Comment l’homme peut-il articuler une pensée profonde à une pratique spirituelle enracinée ? Hamdi Ben Aïssa, pour qui la pensée ne doit chercher « ni à apaiser, ni à distraire », nous offre sa réponse sur Mizane.info.
Ma pensée est de nature abyssale.
Elle ne flotte pas à la surface des choses. Elle plonge. Elle descend, sans fin, là où les vérités faciles s’effondrent et où ne demeure que l’incessant appel du sens. Elle ne cesse de poser des questions — non par jeu, ni par goût de la provocation, mais parce qu’elle sait que toute réponse, si elle est figée, devient prison.
Ma pensée va à l’extrême. Elle s’y aventure sans peur, car c’est là, au bord du vertige, que s’ouvrent parfois les révélations les plus profondes. Et pourtant, jamais elle n’est satisfaite. Jamais rassurée. Car elle sait que le confort est l’ennemi de l’éveil, et que la quête véritable n’a pas de fin.
Elle s’interroge sur des notions devenues, pour la majorité, des valeurs sûres, des vérités installées, non négociables. Mais elle ne s’incline pas devant ce qui est communément admis. Elle n’hésite pas à mettre en doute ces valeurs, à les soumettre au feu intérieur du discernement, à écouter si elles vibrent encore du vivant — ou si elles ne sont plus que coquilles vides.
Ma pensée n’est pas le produit d’une conscience apaisante. Elle ne cherche ni à rassurer, ni à distraire, ni à plaire. Elle ne veut pas provoquer le plaisir, ni offrir la distraction. Ce qu’elle veut, c’est provoquer la réflexion. La vraie. Celle qui dérange, qui déplace, qui dénude. Celle qui ne fait pas l’unanimité, mais qui fait naître une lumière.

Il existe en elle un levain de révolte. Une révolte ancienne et nouvelle, enracinée dans une écoute aiguë du monde, mais habitée par une promesse. Ce n’est pas une révolte contre les hommes — c’est une révolte contre l’oubli de l’homme. Une révolte née d’un nouvel état de conscience. Une conscience qui s’est élargie, affinée, transfigurée par le silence, la douleur, l’amour.
Une conscience spirituelle universelle.
Une conscience qui ne se réclame d’aucune bannière, mais qui parle depuis ce lieu nu et essentiel où toute humanité se retrouve.
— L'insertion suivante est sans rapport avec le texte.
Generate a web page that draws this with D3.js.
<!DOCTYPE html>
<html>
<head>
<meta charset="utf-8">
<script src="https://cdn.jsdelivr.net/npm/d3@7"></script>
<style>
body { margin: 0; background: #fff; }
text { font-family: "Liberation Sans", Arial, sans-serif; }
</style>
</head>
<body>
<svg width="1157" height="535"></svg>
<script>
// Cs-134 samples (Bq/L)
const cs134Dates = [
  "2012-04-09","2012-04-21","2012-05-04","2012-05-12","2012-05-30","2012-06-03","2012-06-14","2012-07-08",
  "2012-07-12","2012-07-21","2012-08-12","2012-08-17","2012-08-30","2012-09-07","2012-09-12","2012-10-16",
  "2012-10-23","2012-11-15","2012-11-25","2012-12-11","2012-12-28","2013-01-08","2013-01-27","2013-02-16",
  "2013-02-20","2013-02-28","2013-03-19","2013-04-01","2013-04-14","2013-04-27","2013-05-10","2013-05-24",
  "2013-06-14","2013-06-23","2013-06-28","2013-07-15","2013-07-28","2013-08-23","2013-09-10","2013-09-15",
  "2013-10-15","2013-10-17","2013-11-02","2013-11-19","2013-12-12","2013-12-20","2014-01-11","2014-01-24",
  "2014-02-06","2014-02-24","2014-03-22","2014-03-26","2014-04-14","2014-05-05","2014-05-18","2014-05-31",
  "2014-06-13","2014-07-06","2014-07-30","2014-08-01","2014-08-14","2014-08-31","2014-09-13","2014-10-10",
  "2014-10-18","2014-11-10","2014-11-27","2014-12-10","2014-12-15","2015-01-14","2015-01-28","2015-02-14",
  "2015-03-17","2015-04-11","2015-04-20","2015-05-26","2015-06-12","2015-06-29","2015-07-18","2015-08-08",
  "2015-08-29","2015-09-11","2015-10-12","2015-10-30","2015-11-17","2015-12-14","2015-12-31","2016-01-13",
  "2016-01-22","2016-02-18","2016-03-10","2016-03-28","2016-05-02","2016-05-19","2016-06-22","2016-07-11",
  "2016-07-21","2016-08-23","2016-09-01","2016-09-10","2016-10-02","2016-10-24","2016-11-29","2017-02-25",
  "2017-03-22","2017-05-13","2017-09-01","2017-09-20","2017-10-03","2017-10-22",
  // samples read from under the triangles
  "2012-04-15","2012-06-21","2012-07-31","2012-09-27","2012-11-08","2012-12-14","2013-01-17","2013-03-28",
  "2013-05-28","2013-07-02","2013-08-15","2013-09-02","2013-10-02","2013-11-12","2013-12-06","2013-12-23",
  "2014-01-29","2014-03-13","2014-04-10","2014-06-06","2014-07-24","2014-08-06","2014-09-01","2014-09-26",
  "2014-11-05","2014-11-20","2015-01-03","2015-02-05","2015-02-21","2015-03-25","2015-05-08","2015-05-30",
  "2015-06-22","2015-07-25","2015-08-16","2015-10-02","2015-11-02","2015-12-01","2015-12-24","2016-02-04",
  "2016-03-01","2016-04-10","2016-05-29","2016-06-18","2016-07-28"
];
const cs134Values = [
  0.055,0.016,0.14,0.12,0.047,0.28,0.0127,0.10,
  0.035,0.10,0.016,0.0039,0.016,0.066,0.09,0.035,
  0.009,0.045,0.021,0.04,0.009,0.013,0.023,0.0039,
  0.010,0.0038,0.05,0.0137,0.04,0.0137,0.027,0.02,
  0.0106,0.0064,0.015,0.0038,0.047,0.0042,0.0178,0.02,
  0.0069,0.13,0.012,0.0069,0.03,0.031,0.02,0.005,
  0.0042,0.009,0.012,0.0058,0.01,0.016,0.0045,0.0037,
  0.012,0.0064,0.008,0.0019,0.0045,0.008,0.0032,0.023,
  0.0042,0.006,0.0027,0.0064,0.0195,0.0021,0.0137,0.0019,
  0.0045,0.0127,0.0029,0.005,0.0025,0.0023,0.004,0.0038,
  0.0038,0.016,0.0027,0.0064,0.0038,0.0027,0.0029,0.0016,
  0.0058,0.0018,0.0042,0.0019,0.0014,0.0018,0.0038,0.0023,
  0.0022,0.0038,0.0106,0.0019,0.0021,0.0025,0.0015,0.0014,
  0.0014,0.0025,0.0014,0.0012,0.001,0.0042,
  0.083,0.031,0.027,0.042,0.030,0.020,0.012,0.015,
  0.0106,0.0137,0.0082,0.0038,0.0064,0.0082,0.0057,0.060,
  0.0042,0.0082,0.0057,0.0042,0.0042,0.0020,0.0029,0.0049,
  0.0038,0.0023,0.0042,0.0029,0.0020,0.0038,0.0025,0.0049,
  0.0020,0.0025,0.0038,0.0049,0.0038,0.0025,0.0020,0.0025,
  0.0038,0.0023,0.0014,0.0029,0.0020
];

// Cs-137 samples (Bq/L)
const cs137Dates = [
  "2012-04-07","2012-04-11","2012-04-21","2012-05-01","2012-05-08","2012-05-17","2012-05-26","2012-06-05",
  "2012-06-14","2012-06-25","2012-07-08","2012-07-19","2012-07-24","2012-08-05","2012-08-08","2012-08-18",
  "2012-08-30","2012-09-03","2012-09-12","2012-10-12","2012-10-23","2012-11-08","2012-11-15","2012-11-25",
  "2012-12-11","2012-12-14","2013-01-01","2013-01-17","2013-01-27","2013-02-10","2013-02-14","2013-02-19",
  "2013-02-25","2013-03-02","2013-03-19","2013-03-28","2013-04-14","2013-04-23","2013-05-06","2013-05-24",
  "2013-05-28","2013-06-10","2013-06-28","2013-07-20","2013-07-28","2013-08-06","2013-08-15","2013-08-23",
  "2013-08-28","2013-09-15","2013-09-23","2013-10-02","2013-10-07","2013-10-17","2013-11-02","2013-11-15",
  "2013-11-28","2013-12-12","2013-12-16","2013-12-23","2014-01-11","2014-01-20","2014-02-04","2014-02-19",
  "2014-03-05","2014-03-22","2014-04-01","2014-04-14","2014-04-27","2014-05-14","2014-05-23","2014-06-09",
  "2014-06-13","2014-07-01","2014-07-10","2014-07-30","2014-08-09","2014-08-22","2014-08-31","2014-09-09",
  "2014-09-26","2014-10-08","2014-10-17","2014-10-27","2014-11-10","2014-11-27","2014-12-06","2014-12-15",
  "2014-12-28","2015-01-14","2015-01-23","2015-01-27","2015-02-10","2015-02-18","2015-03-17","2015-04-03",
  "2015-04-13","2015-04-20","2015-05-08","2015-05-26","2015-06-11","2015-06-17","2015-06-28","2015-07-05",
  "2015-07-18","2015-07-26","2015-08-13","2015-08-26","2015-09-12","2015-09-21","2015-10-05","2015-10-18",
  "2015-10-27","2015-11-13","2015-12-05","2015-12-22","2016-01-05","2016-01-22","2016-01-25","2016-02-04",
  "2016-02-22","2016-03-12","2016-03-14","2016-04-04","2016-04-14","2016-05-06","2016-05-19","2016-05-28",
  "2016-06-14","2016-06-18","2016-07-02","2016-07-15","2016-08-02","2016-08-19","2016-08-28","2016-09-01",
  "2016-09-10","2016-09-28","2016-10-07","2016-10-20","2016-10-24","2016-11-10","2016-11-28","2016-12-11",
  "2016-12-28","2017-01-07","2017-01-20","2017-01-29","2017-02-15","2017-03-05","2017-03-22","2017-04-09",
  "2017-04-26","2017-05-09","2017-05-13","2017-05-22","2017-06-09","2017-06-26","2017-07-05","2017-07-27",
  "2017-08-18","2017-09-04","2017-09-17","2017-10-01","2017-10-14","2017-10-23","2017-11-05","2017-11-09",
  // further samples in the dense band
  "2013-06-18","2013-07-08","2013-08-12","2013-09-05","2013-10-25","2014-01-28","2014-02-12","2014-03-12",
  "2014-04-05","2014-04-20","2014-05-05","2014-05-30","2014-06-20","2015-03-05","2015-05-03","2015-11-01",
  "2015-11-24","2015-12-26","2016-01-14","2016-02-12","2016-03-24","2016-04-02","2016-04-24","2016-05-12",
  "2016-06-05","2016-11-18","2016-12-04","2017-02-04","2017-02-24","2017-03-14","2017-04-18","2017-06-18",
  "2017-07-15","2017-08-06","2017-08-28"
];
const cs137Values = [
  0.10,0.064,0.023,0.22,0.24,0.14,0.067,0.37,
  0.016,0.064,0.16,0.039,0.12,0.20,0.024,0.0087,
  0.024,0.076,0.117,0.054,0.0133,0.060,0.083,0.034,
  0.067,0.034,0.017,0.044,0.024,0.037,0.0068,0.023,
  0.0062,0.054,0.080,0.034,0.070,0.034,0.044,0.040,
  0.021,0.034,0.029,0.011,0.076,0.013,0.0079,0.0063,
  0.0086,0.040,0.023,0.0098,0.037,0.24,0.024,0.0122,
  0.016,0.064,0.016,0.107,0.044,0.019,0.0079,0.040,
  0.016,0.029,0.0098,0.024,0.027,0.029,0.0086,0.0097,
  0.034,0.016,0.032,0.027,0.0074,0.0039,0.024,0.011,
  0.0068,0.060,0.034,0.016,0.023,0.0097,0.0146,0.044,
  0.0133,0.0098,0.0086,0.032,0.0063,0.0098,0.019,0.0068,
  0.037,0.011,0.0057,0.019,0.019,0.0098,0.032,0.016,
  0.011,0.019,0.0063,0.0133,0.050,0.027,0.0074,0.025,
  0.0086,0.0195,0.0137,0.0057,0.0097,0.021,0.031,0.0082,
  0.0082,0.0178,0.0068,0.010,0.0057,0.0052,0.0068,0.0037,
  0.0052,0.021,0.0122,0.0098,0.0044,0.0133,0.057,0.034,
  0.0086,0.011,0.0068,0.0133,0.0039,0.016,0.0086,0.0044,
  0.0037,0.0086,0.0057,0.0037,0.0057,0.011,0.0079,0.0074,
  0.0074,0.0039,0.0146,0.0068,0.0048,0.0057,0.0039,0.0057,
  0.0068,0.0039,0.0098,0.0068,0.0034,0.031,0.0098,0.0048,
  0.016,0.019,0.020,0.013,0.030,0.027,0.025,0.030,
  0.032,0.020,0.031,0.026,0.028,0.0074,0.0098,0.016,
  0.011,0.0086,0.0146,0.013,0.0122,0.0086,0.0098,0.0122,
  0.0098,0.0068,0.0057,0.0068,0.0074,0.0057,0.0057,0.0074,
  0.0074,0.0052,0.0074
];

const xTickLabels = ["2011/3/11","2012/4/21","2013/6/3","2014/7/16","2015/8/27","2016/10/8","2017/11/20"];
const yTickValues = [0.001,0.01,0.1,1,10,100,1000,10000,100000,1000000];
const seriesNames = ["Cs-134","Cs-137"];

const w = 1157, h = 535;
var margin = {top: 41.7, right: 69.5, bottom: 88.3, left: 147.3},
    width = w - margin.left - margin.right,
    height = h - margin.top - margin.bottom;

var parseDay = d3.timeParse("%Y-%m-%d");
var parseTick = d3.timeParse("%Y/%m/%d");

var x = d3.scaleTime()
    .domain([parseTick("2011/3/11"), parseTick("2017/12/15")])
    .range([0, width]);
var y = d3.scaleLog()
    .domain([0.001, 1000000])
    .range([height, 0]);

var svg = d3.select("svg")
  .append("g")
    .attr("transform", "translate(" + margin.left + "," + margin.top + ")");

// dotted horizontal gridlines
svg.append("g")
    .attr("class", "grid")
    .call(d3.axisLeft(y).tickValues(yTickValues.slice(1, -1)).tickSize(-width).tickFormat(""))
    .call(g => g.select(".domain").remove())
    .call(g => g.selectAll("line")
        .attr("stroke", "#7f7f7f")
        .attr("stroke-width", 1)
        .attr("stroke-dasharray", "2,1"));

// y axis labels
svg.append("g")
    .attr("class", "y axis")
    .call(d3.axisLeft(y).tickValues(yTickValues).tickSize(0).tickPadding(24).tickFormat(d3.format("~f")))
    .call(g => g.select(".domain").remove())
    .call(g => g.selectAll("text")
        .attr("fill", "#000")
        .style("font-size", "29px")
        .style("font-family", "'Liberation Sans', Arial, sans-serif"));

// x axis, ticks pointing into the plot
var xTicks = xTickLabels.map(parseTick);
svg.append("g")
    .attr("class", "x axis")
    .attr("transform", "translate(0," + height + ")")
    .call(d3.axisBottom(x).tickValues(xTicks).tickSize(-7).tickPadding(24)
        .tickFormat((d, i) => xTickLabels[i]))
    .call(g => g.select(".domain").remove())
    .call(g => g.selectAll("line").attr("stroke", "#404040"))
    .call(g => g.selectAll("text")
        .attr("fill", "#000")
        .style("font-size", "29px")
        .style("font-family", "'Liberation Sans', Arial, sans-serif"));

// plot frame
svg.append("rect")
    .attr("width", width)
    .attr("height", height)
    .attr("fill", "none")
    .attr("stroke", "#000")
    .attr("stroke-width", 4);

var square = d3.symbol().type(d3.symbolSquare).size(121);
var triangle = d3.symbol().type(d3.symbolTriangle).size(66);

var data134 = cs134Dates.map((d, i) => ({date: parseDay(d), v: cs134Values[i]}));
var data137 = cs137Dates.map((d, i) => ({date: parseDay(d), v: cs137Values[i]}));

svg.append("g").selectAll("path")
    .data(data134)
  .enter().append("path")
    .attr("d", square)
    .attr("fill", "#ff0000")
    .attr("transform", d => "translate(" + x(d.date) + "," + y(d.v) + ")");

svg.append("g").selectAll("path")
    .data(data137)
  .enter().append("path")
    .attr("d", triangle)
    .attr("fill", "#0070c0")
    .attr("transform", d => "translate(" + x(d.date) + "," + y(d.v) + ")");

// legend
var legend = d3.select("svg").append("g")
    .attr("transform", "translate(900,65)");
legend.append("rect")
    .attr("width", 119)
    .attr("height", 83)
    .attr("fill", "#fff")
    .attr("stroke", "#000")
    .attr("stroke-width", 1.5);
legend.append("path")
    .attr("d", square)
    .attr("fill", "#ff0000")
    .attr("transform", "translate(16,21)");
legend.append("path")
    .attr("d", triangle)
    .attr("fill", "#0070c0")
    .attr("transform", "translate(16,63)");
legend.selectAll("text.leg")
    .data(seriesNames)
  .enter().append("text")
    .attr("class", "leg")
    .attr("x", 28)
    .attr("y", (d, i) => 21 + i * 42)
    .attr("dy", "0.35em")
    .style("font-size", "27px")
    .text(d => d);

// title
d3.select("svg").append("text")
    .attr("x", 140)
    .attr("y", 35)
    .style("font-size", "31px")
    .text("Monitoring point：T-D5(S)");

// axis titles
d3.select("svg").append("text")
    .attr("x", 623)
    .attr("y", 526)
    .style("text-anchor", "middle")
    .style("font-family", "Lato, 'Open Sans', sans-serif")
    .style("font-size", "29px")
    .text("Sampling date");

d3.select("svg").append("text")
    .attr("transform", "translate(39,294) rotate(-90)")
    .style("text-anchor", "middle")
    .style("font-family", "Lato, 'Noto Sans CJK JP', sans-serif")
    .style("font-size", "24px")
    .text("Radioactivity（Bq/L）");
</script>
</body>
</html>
Une conscience qui souhaite le bien de l’humanité — non pas comme une idée abstraite, mais comme une orientation vitale. Une conscience qui désire ardemment collaborer à la naissance d’une aurore nouvelle.
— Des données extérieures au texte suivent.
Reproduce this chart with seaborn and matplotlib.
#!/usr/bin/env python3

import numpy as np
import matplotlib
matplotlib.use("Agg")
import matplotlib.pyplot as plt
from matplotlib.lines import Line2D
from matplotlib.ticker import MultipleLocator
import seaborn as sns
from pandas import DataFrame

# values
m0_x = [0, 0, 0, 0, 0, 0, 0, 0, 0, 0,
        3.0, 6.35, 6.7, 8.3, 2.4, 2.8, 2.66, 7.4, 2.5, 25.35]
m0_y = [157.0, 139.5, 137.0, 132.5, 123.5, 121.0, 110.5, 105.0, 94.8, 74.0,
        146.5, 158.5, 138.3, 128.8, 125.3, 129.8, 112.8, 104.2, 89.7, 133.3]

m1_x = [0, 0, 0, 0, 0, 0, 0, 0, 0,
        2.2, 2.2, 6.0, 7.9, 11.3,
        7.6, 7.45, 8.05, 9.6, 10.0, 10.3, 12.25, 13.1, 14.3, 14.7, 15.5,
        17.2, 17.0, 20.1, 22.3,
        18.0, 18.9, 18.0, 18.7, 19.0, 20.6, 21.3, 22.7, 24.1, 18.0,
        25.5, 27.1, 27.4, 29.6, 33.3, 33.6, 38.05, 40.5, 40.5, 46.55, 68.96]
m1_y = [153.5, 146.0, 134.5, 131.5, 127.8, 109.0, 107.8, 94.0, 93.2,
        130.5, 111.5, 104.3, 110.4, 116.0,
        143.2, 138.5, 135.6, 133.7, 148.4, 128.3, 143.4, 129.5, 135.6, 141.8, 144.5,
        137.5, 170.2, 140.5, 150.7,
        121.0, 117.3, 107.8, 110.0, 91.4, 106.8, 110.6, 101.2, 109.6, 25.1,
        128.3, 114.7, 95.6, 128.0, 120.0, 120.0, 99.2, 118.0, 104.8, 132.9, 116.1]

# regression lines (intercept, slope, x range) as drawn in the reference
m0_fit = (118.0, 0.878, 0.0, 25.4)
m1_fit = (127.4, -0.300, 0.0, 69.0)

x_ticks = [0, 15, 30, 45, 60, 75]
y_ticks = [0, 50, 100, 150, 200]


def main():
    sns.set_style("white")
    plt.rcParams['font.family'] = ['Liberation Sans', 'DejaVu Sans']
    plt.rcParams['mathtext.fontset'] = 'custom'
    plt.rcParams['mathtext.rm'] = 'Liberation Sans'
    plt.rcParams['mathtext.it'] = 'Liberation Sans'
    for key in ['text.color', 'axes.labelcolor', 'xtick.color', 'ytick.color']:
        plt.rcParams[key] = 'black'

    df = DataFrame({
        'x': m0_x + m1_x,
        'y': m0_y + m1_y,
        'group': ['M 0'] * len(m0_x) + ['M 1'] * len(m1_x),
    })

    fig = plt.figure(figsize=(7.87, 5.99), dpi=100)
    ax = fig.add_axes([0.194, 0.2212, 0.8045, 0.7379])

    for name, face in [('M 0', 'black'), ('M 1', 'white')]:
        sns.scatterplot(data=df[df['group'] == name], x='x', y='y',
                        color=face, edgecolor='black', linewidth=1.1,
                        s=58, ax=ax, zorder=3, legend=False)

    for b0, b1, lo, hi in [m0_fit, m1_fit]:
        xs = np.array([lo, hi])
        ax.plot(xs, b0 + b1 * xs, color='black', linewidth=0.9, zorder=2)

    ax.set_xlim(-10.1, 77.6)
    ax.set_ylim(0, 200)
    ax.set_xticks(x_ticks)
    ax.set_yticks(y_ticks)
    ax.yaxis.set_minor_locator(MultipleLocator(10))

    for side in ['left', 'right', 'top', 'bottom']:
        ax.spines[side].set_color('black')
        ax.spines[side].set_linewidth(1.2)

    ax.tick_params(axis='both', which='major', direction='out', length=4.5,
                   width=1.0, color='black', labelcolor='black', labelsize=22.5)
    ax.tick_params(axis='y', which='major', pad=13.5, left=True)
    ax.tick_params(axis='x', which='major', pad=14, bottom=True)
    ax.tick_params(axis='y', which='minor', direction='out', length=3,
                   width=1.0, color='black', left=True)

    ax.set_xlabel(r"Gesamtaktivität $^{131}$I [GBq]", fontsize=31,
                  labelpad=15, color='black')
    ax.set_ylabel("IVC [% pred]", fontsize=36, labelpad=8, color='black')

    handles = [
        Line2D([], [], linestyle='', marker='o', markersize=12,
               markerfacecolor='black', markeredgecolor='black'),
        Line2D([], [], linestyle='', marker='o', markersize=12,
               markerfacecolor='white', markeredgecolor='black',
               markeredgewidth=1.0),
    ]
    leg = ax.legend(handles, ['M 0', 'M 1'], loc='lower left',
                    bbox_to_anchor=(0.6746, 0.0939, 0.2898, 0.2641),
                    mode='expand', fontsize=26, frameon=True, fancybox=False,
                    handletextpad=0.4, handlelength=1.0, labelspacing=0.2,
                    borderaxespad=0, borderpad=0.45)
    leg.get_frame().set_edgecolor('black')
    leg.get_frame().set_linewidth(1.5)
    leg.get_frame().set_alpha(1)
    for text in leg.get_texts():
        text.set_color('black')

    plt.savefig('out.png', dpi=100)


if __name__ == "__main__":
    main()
Et cette aurore, je ne l’attends pas comme un miracle.
Je l’invoque. Je la prépare.
Ma pensée en est déjà l’ébauche.
Le soulèvement intérieur
L’essentiel se joue dans un choix radical : celui de la vérité ou celui de l’existence — ou mieux dit encore, de la survie. Car il arrive que certains hommes préfèrent l’erreur — non par ignorance, mais parce qu’ils ne peuvent renier les idées qui leur donnent encore la force de se tenir debout. Ces croyances, si fragiles soient-elles, soutiennent leur monde intérieur ; les abandonner reviendrait à s’effondrer.
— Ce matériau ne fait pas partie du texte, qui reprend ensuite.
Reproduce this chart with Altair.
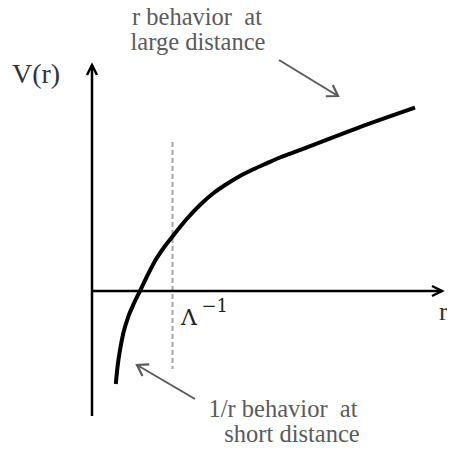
import altair as alt
import pandas as pd

# Schematic units (1 unit ~ 10 px): r horizontal, V vertical
curve_r = [2.38, 2.55, 2.8, 3.13, 3.63, 4.23, 4.8, 5.47, 6.3, 7.3, 8.13, 9.47, 10.8,
           12.13, 13.47, 14.8, 16.13, 17.47, 18.8, 20.63, 26.47, 32.3]
curve_v = [-9.3, -7.6, -5.9, -4.23, -2.57, -1.15, 0.0, 1.4, 3.0, 4.5, 5.55, 7.2, 8.6,
           9.77, 10.7, 11.5, 12.17, 12.77, 13.35, 14.03, 16.27, 18.33]

cutoff_r = 8.05
cutoff_v = [14.9, -7.8]

axis_x_end = 35.0
axis_y_range = [-12.5, 22.6]

W, H = 439, 438
x_dom = [-8.4, (8 + W - 92) / 10]
y_dom = [(291 - 446) / 10, 28.3]

xs = alt.Scale(domain=x_dom, nice=False, zero=False)
ys = alt.Scale(domain=y_dom, nice=False, zero=False)


def X(f):
    return alt.X(f, type="quantitative", scale=xs, axis=None)


def Y(f):
    return alt.Y(f, type="quantitative", scale=ys, axis=None)


curve = alt.Chart(pd.DataFrame({"r": curve_r, "v": curve_v})).mark_line(
    color="black", strokeWidth=4, interpolate="monotone", strokeCap="butt"
).encode(x=X("r"), y=Y("v"))

axes_df = pd.DataFrame({
    "x": [0, 0], "y": [0, axis_y_range[0]],
    "x2": [axis_x_end, 0], "y2": [0, axis_y_range[1]],
})
axes = alt.Chart(axes_df).mark_rule(color="black", strokeWidth=2.5).encode(
    x=X("x"), y=Y("y"), x2="x2", y2="y2"
)

heads_df = pd.DataFrame({"x": [axis_x_end, 0], "y": [0, axis_y_range[1]], "a": [90, 0]})
heads = alt.Chart(heads_df).mark_point(
    shape="M -0.5 1 L 0 0 L 0.5 1", filled=False, color="black", strokeWidth=2.5,
    size=400, opacity=1, strokeJoin="miter"
).encode(x=X("x"), y=Y("y"), angle=alt.Angle("a:Q", scale=None))

dash = alt.Chart(pd.DataFrame({"x": [cutoff_r], "y": [cutoff_v[0]], "y2": [cutoff_v[1]]})).mark_rule(
    color="#a6a6a6", strokeWidth=2, strokeDash=[5, 3]
).encode(x=X("x"), y=Y("y"), y2="y2")

gray = "#5a5a5a"
arr_df = pd.DataFrame({
    "x": [18.7, 10.3], "y": [23.1, -10.8],
    "x2": [24.6, 4.5], "y2": [19.5, -7.4], "a": [121.8, 300.4],
})
arr_lines = alt.Chart(arr_df).mark_rule(color=gray, strokeWidth=2).encode(
    x=X("x"), y=Y("y"), x2="x2", y2="y2"
)
arr_heads = alt.Chart(arr_df).mark_point(
    shape="M -0.65 1 L 0 0 L 0.65 1", filled=False, color=gray, strokeWidth=2.2,
    size=420, opacity=1, strokeJoin="miter"
).encode(x=X("x2"), y=Y("y2"), angle=alt.Angle("a:Q", scale=None))

nb = "\u00a0"
labels_df = pd.DataFrame({
    "t": ["r behavior" + nb + " at", "large distance", "1/r behavior" + nb + " at", "short distance"],
    "x": [10.5, 10.6, 19.1, 20.0],
    "y": [26.6, 24.1, -12.6, -15.1],
})
labels = alt.Chart(labels_df).mark_text(
    font="Liberation Serif", fontSize=24.5, color=gray, align="center", baseline="alphabetic"
).encode(x=X("x"), y=Y("y"), text="t:N")

vr_text = alt.Chart(pd.DataFrame({"t": ["V(r)"], "x": [-5.6], "y": [20.8]})).mark_text(
    font="Liberation Serif", fontSize=28, color="#333333", align="center", baseline="alphabetic"
).encode(x=X("x"), y=Y("y"), text="t:N")
r_text = alt.Chart(pd.DataFrame({"t": ["r"], "x": [34.7], "y": [-2.9]})).mark_text(
    font="Liberation Serif", fontSize=26, color="#333333", align="left", baseline="alphabetic"
).encode(x=X("x"), y=Y("y"), text="t:N")

lam = alt.Chart(pd.DataFrame({"t": ["Λ"], "x": [8.9], "y": [-3.4]})).mark_text(
    font="DejaVu Serif", fontSize=22, color="#222222", align="left", baseline="alphabetic"
).encode(x=X("x"), y=Y("y"), text="t:N")
sup = alt.Chart(pd.DataFrame({"t": ["−1"], "x": [10.95], "y": [-2.1]})).mark_text(
    font="DejaVu Serif", fontSize=18, color="#222222", align="left", baseline="alphabetic"
).encode(x=X("x"), y=Y("y"), text="t:N")

chart = alt.layer(
    dash, axes, heads, curve, arr_lines, arr_heads, labels, vr_text, r_text, lam, sup
).properties(
    width=W, height=H, padding=0, autosize=alt.AutoSizeParams(type="none"), background="white"
).configure_view(stroke=None)

chart.save("out.html", embed_options={"renderer": "svg", "actions": False})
D’autres, mus par une fidélité profonde à la vérité, acceptent de traverser les contradictions. Ils ne les fuient pas, ne les nient pas : ils les embrassent avec lucidité, pleinement conscients des tensions qui les traversent et des secousses qu’elles provoquent. Ces hommes-là refusent de se soumettre aux fatalités imposées. Ils veulent rompre les chaînes de l’esclavage, et c’est avec confiance qu’ils tournent leur regard vers un avenir où la liberté ne sera plus une promesse lointaine, mais une réalité vécue.
Cependant, cette liberté, ils ne la réclament ni dans la violence ni dans la haine. Ils ne souhaitent pas qu’elle s’arrache au prix du sang. Enfants de la Paix, leur révolution est d’un tout autre ordre : une révolution intérieure, silencieuse, mais implacable. Une révolution spirituelle née de l’amour, portée par une conscience éveillée.
Mais un tel soulèvement intérieur suppose une maturité, une clarté de conscience que peu d’hommes ont encore atteinte. Car aimer avec lucidité, se libérer sans haïr, et œuvrer pour la paix sans renoncer à la vérité — voilà l’exigence des âmes véritablement libres.